By Jullie Y. Daza
DO people who read newspapers also read books?
If your answer is yes, this is for you.
“The world’s biggest book sale” at low, low prices is coming to Manila with two million books gathered on one flat floor – no stairs – from Feb. 16 to 25 at the World Trade Center, 24 hours each day of the sale, admission free.
Big Bad Wolf, as the event is called – “huff and puff and blow away” the high prices of books, named after the beast that tried to devour Little Red Riding Hood – has been wildly successful in Malaysia, where it started in 2009, and in Indonesia and Sri Lanka, too. Traffic jams at midnight marked its impact in Kuala Lumpur; this book feast could well be a bigger success in Manila, where Filipinos enjoy the reputation of being the most English-literate readers in Southeast Asia (with a few publishers in Filipino invited to participate).The lure of shopping with a suitcase to hunt for books across all genres, fiction and nonfiction, with 30,000 titles to choose from, speaks volumes and chapters and pages to bookworms. Forty-two cashiers will be on the floor to handle 50,000 book lovers expected every 24 hours.

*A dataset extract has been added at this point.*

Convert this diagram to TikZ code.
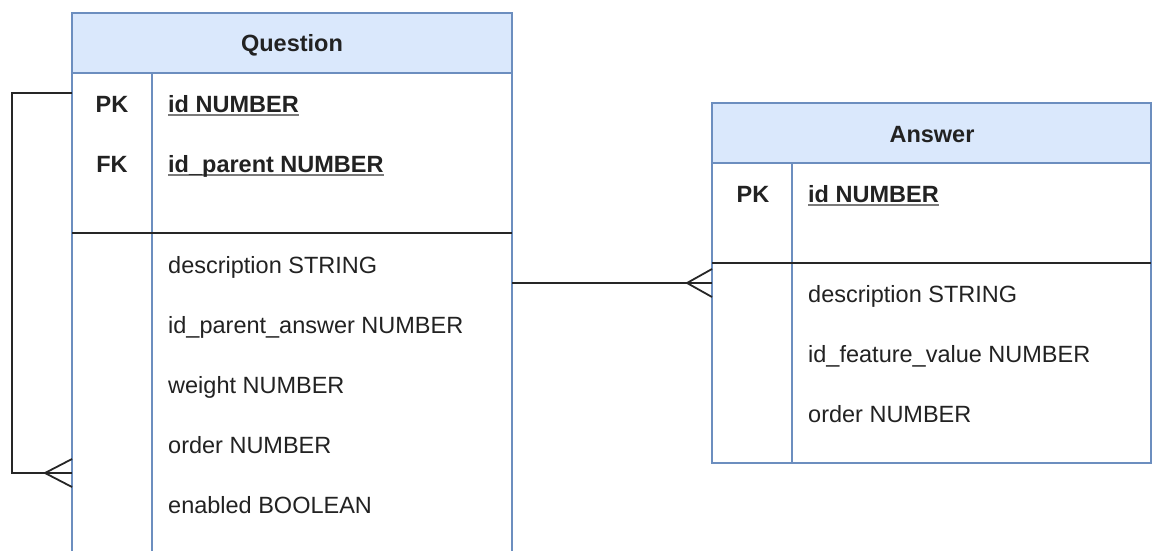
\documentclass[tikz,border=0pt]{standalone}
\usepackage{fontspec}
\setmainfont{Liberation Sans}
\definecolor{erblue}{HTML}{6C8EBF}
\definecolor{erhead}{HTML}{DAE8FC}
\definecolor{ertext}{HTML}{222222}
\definecolor{erul}{HTML}{7A7A7A}
% underlined key column text
\newcommand{\keyfield}[1]{\setbox0\hbox{#1}\rlap{\color{erul}\rule[-3.5pt]{\wd0}{1.4pt}}\box0}
\begin{document}
\begin{tikzpicture}[x=1pt,y=-1pt,
  every node/.style={text=ertext, font=\fontsize{23.5}{28}\selectfont},
  tabbox/.style={draw=erblue, line width=1.5pt, fill=white, anchor=north west, inner sep=0pt, outer sep=0pt},
  headbox/.style={tabbox, fill=erhead},
  coldiv/.style={draw=erblue, line width=1.5pt},
  rowsep/.style={draw=black!85, line width=1.8pt},
  title/.style={anchor=base, inner sep=0pt, font=\fontsize{23.5}{28}\selectfont\bfseries},
  keytag/.style={anchor=base, inner sep=0pt, font=\fontsize{23.5}{28}\selectfont\bfseries},
  keyrow/.style={anchor=base west, inner sep=0pt, font=\fontsize{23.5}{28}\selectfont\bfseries},
  field/.style={anchor=base west, inner sep=0pt},
  link/.style={draw=black!85, line width=1.8pt}
]
\path[use as bounding box] (0,0) rectangle (1152,551);
\clip (0,0) rectangle (1152,551);

% ---------- Question ----------
\node[tabbox, minimum width=440pt, minimum height=600pt] (qtab) at (72,13) {};
\node[headbox, minimum width=440pt, minimum height=60pt] (qhead) at (72,13) {};
\node[title] (qtitle) at (292,52) {Question};
\draw[coldiv] (152,73) -- (152,620);
\draw[rowsep] (72,233) -- (512,233);
\node[keytag] (qpk) at (112,112) {PK};
\node[keytag] (qfk) at (112,172) {FK};
\node[keyrow] (qid) at (168,112) {\keyfield{id NUMBER}};
\node[keyrow] (qparent) at (168,172) {\keyfield{id\_parent NUMBER}};
\node[field] (qdesc) at (168,273) {description STRING};
\node[field] (qpans) at (168,333) {id\_parent\_answer NUMBER};
\node[field] (qweight) at (168,393) {weight NUMBER};
\node[field] (qorder) at (168,453) {order NUMBER};
\node[field] (qenabled) at (168,513) {enabled BOOLEAN};

% ---------- Answer ----------
\node[tabbox, minimum width=439pt, minimum height=360pt] (atab) at (712,103) {};
\node[headbox, minimum width=439pt, minimum height=60pt] (ahead) at (712,103) {};
\node[title] (atitle) at (932,142) {Answer};
\draw[coldiv] (792,163) -- (792,463);
\draw[rowsep] (712,263) -- (1151,263);
\node[keytag] (apk) at (753,202) {PK};
\node[keyrow] (aid) at (808,202) {\keyfield{id NUMBER}};
\node[field] (adesc) at (808,302) {description STRING};
\node[field] (afeat) at (808,362) {id\_feature\_value NUMBER};
\node[field] (aorder) at (808,422) {order NUMBER};

% ---------- relationships ----------
% self reference: parent question (one) to child questions (many)
\coordinate (qselfOne) at ([yshift=-80pt]qtab.north west);
\coordinate (qselfMany) at ([yshift=-460pt]qtab.north west);
\draw[link] (qselfOne) -- ++(-60,0) |- (qselfMany);
\draw[link] (qselfMany) ++(-27,0) -- ++(27,-14);
\draw[link] (qselfMany) ++(-27,0) -- ++(27,14);

% question (one) to answers (many)
\coordinate (qaOne) at ([yshift=-270pt]qtab.north east);
\coordinate (qaMany) at (atab.west |- qaOne);
\draw[link] (qaOne) -- (qaMany);
\draw[link] (qaMany) ++(-25,0) -- ++(25,-14);
\draw[link] (qaMany) ++(-25,0) -- ++(25,14);
\end{tikzpicture}
\end{document}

Miguel Mercado, marketing head for BBW Manila, said the fair, on its first edition here, was conceived last July with Andrew Yap and Jackie Ng of KL. Shipping, unloading 50 containers, and finding a temporary home for their cargo was a logistical problem. Not only are our exhibit halls too few or not large enough, only SMX and WTC are accessible to forklifts because they have no stairs. In contrast, Bangkok has humongous halls with double the space at half the rent. What was no problem was pricing the books at 60 to 80 percent less their cover prices – they were acquired from publishers with massive overruns.
Unlike Manny Sison’s widely popular Book Sale’s previously owned books, Wolf’s appetite would be satisfied only with brand-new books. Besides targeting part of the proceeds for Gawad Kalinga, the goal of BBW is to create or rediscover for readers the thrill of holding a “physical” book made of paper between their hands and feeling its texture, smelling the ink and fiber, and getting lost within the words and worlds contained between the covers.